Au-delà des actions de prévention, c’est aussi à l’identification des cas de harcèlement que la Team H a travaillé. La communication auprès des élèves a porté ses fruits. «Savoir que nous prenions le sujet en main a incité les jeunes à nous signaler des situations de violence dont nous n’avions pas connaissance », note Catherine Despretz. Les élèves n’ont pas utilisé les casiers ni la boîte aux lettres siglée au logo Team H, mais se sont confiés directement aux enseignants ou aux personnels d’éducation. Treize cas leur ont été rapportés, « la plupart via les délégués, les victimes osant rarement en parler directement », précise Catherine Despretz.
70 séances d’écoute
Conformément au protocole 3PF, l’équipe de la Team H a reçu, dans l’ordre : l’agresseur, la victime, les témoins de la victime, les témoins de l’agresseur. Les familles n’ont été rencontrées que lorsque la situation de harcèlement était avérée. « En tout, cela représente 70 séances d’écoute avec les élèves. Heureusement, nous sommes quatre à nous en charger ! C’est ce qui demande le plus de temps », détaille Catherine Despretz. Ces séances ont permis d’identifier trois cas de harcèlement sur les treize signalements : un en 6e et deux en 4e. « Avant, nous gérions ces situations dans l’urgence et nous ne savions pas comment nous y prendre.
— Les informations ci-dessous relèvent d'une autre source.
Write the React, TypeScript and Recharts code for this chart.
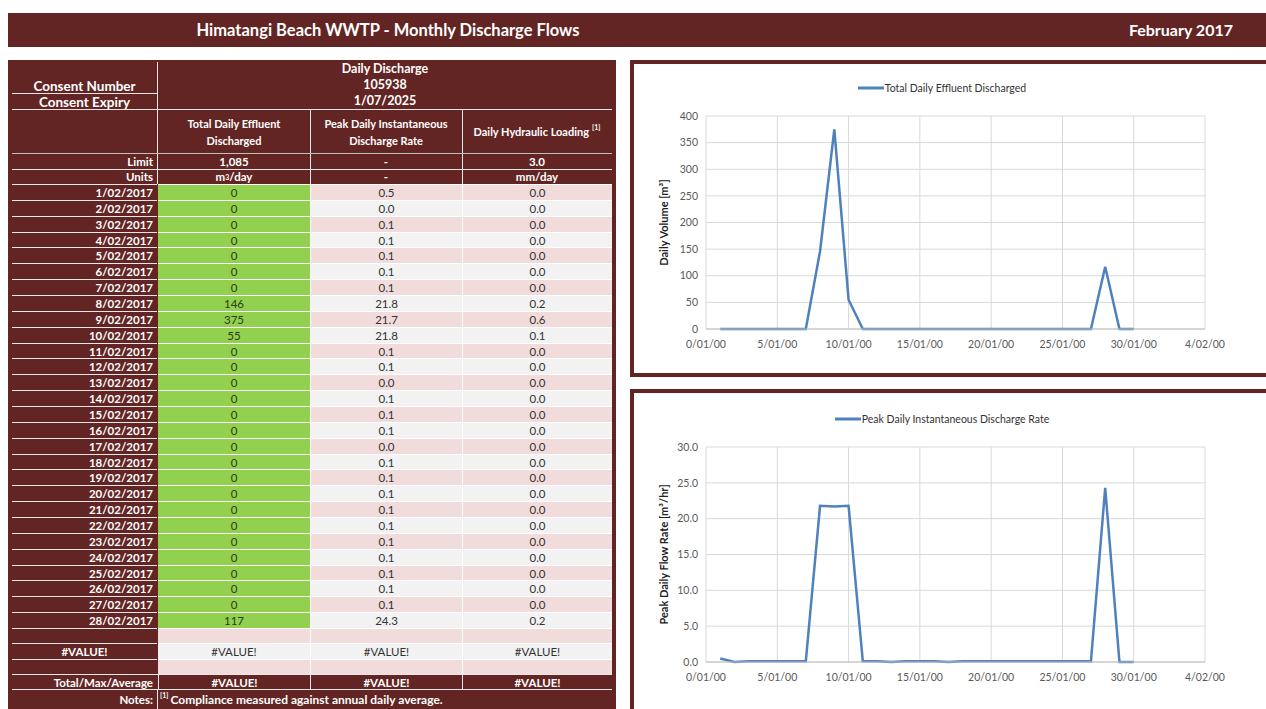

Aujourd’hui, la prise en charge est cadrée et progressive », se réjouit la référente. « Cette initiative a libéré la parole des témoins ! C’est très positif », complète Samuel Canonne. Le climat général s’en ressent. « Nous avons beaucoup plus d’échanges avec les jeunes qu’auparavant ! », pointe Catherine Despretz. « Avec la Team H, nous nous sentons en confiance ! », témoigne Louna, en 4e, qui a été harcelée dans son ancien établissement. L’équipe ne compte pas s’arrêter là. Prochaine étape, intégrer une équipe de collégiens à la Team H. « C’est une demande issue des délégués, qui jouent souvent le rôle de passerelle entre les victimes et les adultes. Nous formerons les élèves désireux d’en faire partie pour qu’ils puissent eux aussi s’appuyer sur un protocole », projette Catherine Despretz. Une façon d’impliquer davantage les jeunes pour que se diffuse encore plus largement une culture de la prévention du harcèlement.